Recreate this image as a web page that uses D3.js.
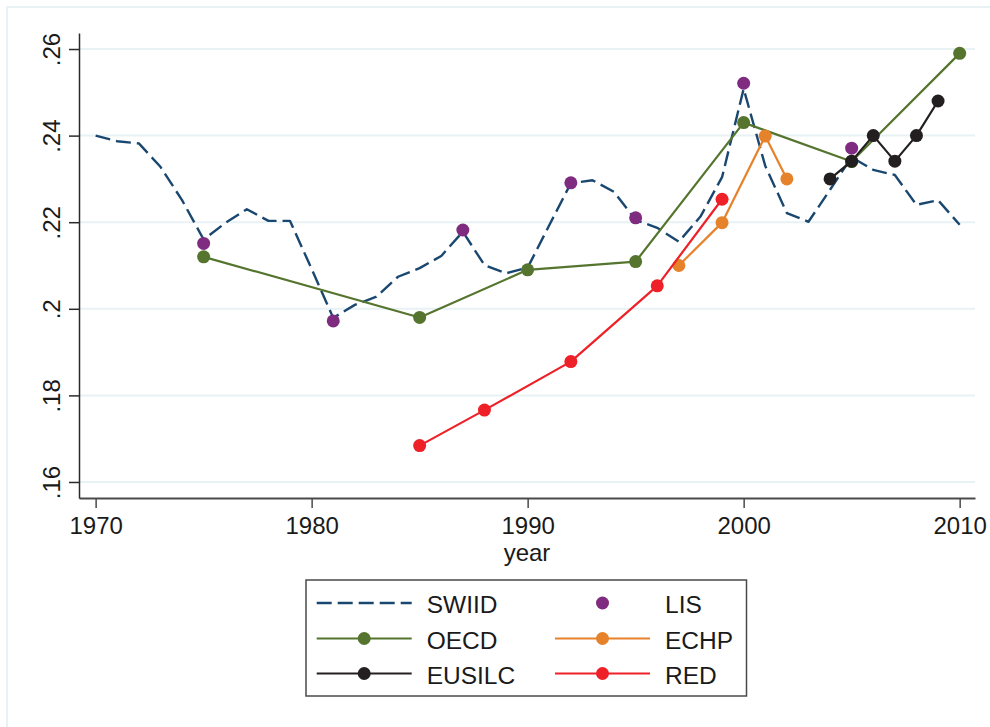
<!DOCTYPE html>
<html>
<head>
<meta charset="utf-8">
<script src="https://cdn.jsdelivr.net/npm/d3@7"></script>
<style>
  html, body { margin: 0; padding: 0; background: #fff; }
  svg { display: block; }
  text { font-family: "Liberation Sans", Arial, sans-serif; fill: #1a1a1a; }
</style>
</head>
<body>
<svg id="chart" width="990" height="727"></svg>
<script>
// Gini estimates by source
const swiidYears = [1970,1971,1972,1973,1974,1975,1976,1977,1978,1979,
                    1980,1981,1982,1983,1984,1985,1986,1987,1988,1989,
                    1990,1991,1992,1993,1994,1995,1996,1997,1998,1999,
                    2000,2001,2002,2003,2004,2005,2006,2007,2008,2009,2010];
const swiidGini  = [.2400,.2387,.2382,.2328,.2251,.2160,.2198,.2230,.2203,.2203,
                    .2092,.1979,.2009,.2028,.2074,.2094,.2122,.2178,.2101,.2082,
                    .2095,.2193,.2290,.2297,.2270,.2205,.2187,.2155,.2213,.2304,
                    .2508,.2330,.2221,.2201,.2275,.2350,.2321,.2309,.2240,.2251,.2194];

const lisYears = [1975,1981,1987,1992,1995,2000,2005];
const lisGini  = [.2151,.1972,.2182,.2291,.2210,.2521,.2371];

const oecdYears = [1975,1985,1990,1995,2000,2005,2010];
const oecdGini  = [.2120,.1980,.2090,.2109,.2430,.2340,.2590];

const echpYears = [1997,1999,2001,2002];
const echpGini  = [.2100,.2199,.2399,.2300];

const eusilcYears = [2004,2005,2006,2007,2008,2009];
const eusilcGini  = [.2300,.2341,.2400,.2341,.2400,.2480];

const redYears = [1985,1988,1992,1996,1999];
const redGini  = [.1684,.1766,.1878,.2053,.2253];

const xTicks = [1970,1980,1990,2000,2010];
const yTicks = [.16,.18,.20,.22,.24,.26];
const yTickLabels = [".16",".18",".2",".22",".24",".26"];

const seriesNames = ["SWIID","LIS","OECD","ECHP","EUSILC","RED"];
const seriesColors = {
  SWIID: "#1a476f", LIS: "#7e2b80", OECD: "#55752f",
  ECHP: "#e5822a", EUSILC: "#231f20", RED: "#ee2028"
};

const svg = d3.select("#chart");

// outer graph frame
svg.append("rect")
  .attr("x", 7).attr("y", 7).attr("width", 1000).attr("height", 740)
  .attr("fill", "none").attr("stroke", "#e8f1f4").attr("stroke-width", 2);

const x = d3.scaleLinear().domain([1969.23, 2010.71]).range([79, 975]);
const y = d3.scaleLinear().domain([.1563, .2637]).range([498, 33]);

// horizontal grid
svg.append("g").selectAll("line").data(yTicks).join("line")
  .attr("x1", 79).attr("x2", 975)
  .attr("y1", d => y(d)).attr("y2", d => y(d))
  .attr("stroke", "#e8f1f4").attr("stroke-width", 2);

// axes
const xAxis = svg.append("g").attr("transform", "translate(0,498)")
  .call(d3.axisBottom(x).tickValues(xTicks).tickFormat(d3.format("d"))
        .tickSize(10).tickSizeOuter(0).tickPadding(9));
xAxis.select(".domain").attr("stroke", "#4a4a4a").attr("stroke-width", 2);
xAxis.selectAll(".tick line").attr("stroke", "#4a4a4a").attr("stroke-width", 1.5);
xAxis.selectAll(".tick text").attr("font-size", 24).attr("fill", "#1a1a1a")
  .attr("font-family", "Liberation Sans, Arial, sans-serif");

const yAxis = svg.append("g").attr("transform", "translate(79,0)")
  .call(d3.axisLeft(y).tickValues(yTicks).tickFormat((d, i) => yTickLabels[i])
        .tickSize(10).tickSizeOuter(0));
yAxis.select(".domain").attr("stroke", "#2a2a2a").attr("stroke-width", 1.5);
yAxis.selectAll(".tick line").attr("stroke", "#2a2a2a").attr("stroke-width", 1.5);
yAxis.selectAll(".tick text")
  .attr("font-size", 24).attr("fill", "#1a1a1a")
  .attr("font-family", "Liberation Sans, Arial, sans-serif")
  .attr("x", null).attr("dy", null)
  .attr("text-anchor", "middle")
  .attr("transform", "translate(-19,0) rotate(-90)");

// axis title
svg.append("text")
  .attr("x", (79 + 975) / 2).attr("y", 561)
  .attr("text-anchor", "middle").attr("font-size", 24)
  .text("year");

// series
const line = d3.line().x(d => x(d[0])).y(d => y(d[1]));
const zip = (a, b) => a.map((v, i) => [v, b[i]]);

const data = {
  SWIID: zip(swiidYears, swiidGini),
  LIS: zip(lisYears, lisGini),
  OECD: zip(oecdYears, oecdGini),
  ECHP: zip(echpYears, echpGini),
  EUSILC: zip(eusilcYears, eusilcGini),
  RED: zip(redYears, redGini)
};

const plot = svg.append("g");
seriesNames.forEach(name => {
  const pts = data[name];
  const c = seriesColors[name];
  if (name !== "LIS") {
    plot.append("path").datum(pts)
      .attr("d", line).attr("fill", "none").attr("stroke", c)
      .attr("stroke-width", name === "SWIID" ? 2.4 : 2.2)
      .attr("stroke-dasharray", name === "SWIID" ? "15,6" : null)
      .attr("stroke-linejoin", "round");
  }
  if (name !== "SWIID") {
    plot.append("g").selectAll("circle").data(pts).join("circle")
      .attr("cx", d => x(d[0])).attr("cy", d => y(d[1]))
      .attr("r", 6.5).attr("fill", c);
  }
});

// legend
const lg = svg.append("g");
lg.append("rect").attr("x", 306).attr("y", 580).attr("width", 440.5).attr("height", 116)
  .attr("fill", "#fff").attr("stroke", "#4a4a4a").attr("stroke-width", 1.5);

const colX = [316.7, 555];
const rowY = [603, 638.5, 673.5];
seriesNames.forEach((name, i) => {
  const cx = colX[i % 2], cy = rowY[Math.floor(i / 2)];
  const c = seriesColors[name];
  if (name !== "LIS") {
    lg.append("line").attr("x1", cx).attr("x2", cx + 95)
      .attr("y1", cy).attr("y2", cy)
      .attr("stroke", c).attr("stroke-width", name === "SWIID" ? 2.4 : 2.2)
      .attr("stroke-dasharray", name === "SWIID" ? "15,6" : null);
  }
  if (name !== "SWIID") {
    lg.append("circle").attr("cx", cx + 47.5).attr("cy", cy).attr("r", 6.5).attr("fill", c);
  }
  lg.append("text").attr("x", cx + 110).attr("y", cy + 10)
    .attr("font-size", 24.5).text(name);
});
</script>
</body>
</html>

■ **WHAT YOU WILL DO**: Please transcribe the material above exactly as written. Leave the pictures out.

■ **OUTPUT OF THE EXERCISE**:
Recreate this image as a web page that uses D3.js.
<!DOCTYPE html>
<html>
<head>
<meta charset="utf-8">
<script src="https://cdn.jsdelivr.net/npm/d3@7"></script>
<style>
  html, body { margin: 0; padding: 0; background: #fff; }
  svg { display: block; }
  text { font-family: "Liberation Sans", Arial, sans-serif; fill: #1a1a1a; }
</style>
</head>
<body>
<svg id="chart" width="990" height="727"></svg>
<script>
// Gini estimates by source
const swiidYears = [1970,1971,1972,1973,1974,1975,1976,1977,1978,1979,
                    1980,1981,1982,1983,1984,1985,1986,1987,1988,1989,
                    1990,1991,1992,1993,1994,1995,1996,1997,1998,1999,
                    2000,2001,2002,2003,2004,2005,2006,2007,2008,2009,2010];
const swiidGini  = [.2400,.2387,.2382,.2328,.2251,.2160,.2198,.2230,.2203,.2203,
                    .2092,.1979,.2009,.2028,.2074,.2094,.2122,.2178,.2101,.2082,
                    .2095,.2193,.2290,.2297,.2270,.2205,.2187,.2155,.2213,.2304,
                    .2508,.2330,.2221,.2201,.2275,.2350,.2321,.2309,.2240,.2251,.2194];

const lisYears = [1975,1981,1987,1992,1995,2000,2005];
const lisGini  = [.2151,.1972,.2182,.2291,.2210,.2521,.2371];

const oecdYears = [1975,1985,1990,1995,2000,2005,2010];
const oecdGini  = [.2120,.1980,.2090,.2109,.2430,.2340,.2590];

const echpYears = [1997,1999,2001,2002];
const echpGini  = [.2100,.2199,.2399,.2300];

const eusilcYears = [2004,2005,2006,2007,2008,2009];
const eusilcGini  = [.2300,.2341,.2400,.2341,.2400,.2480];

const redYears = [1985,1988,1992,1996,1999];
const redGini  = [.1684,.1766,.1878,.2053,.2253];

const xTicks = [1970,1980,1990,2000,2010];
const yTicks = [.16,.18,.20,.22,.24,.26];
const yTickLabels = [".16",".18",".2",".22",".24",".26"];

const seriesNames = ["SWIID","LIS","OECD","ECHP","EUSILC","RED"];
const seriesColors = {
  SWIID: "#1a476f", LIS: "#7e2b80", OECD: "#55752f",
  ECHP: "#e5822a", EUSILC: "#231f20", RED: "#ee2028"
};

const svg = d3.select("#chart");

// outer graph frame
svg.append("rect")
  .attr("x", 7).attr("y", 7).attr("width", 1000).attr("height", 740)
  .attr("fill", "none").attr("stroke", "#e8f1f4").attr("stroke-width", 2);

const x = d3.scaleLinear().domain([1969.23, 2010.71]).range([79, 975]);
const y = d3.scaleLinear().domain([.1563, .2637]).range([498, 33]);

// horizontal grid
svg.append("g").selectAll("line").data(yTicks).join("line")
  .attr("x1", 79).attr("x2", 975)
  .attr("y1", d => y(d)).attr("y2", d => y(d))
  .attr("stroke", "#e8f1f4").attr("stroke-width", 2);

// axes
const xAxis = svg.append("g").attr("transform", "translate(0,498)")
  .call(d3.axisBottom(x).tickValues(xTicks).tickFormat(d3.format("d"))
        .tickSize(10).tickSizeOuter(0).tickPadding(9));
xAxis.select(".domain").attr("stroke", "#4a4a4a").attr("stroke-width", 2);
xAxis.selectAll(".tick line").attr("stroke", "#4a4a4a").attr("stroke-width", 1.5);
xAxis.selectAll(".tick text").attr("font-size", 24).attr("fill", "#1a1a1a")
  .attr("font-family", "Liberation Sans, Arial, sans-serif");

const yAxis = svg.append("g").attr("transform", "translate(79,0)")
  .call(d3.axisLeft(y).tickValues(yTicks).tickFormat((d, i) => yTickLabels[i])
        .tickSize(10).tickSizeOuter(0));
yAxis.select(".domain").attr("stroke", "#2a2a2a").attr("stroke-width", 1.5);
yAxis.selectAll(".tick line").attr("stroke", "#2a2a2a").attr("stroke-width", 1.5);
yAxis.selectAll(".tick text")
  .attr("font-size", 24).attr("fill", "#1a1a1a")
  .attr("font-family", "Liberation Sans, Arial, sans-serif")
  .attr("x", null).attr("dy", null)
  .attr("text-anchor", "middle")
  .attr("transform", "translate(-19,0) rotate(-90)");

// axis title
svg.append("text")
  .attr("x", (79 + 975) / 2).attr("y", 561)
  .attr("text-anchor", "middle").attr("font-size", 24)
  .text("year");

// series
const line = d3.line().x(d => x(d[0])).y(d => y(d[1]));
const zip = (a, b) => a.map((v, i) => [v, b[i]]);

const data = {
  SWIID: zip(swiidYears, swiidGini),
  LIS: zip(lisYears, lisGini),
  OECD: zip(oecdYears, oecdGini),
  ECHP: zip(echpYears, echpGini),
  EUSILC: zip(eusilcYears, eusilcGini),
  RED: zip(redYears, redGini)
};

const plot = svg.append("g");
seriesNames.forEach(name => {
  const pts = data[name];
  const c = seriesColors[name];
  if (name !== "LIS") {
    plot.append("path").datum(pts)
      .attr("d", line).attr("fill", "none").attr("stroke", c)
      .attr("stroke-width", name === "SWIID" ? 2.4 : 2.2)
      .attr("stroke-dasharray", name === "SWIID" ? "15,6" : null)
      .attr("stroke-linejoin", "round");
  }
  if (name !== "SWIID") {
    plot.append("g").selectAll("circle").data(pts).join("circle")
      .attr("cx", d => x(d[0])).attr("cy", d => y(d[1]))
      .attr("r", 6.5).attr("fill", c);
  }
});

// legend
const lg = svg.append("g");
lg.append("rect").attr("x", 306).attr("y", 580).attr("width", 440.5).attr("height", 116)
  .attr("fill", "#fff").attr("stroke", "#4a4a4a").attr("stroke-width", 1.5);

const colX = [316.7, 555];
const rowY = [603, 638.5, 673.5];
seriesNames.forEach((name, i) => {
  const cx = colX[i % 2], cy = rowY[Math.floor(i / 2)];
  const c = seriesColors[name];
  if (name !== "LIS") {
    lg.append("line").attr("x1", cx).attr("x2", cx + 95)
      .attr("y1", cy).attr("y2", cy)
      .attr("stroke", c).attr("stroke-width", name === "SWIID" ? 2.4 : 2.2)
      .attr("stroke-dasharray", name === "SWIID" ? "15,6" : null);
  }
  if (name !== "SWIID") {
    lg.append("circle").attr("cx", cx + 47.5).attr("cy", cy).attr("r", 6.5).attr("fill", c);
  }
  lg.append("text").attr("x", cx + 110).attr("y", cy + 10)
    .attr("font-size", 24.5).text(name);
});
</script>
</body>
</html>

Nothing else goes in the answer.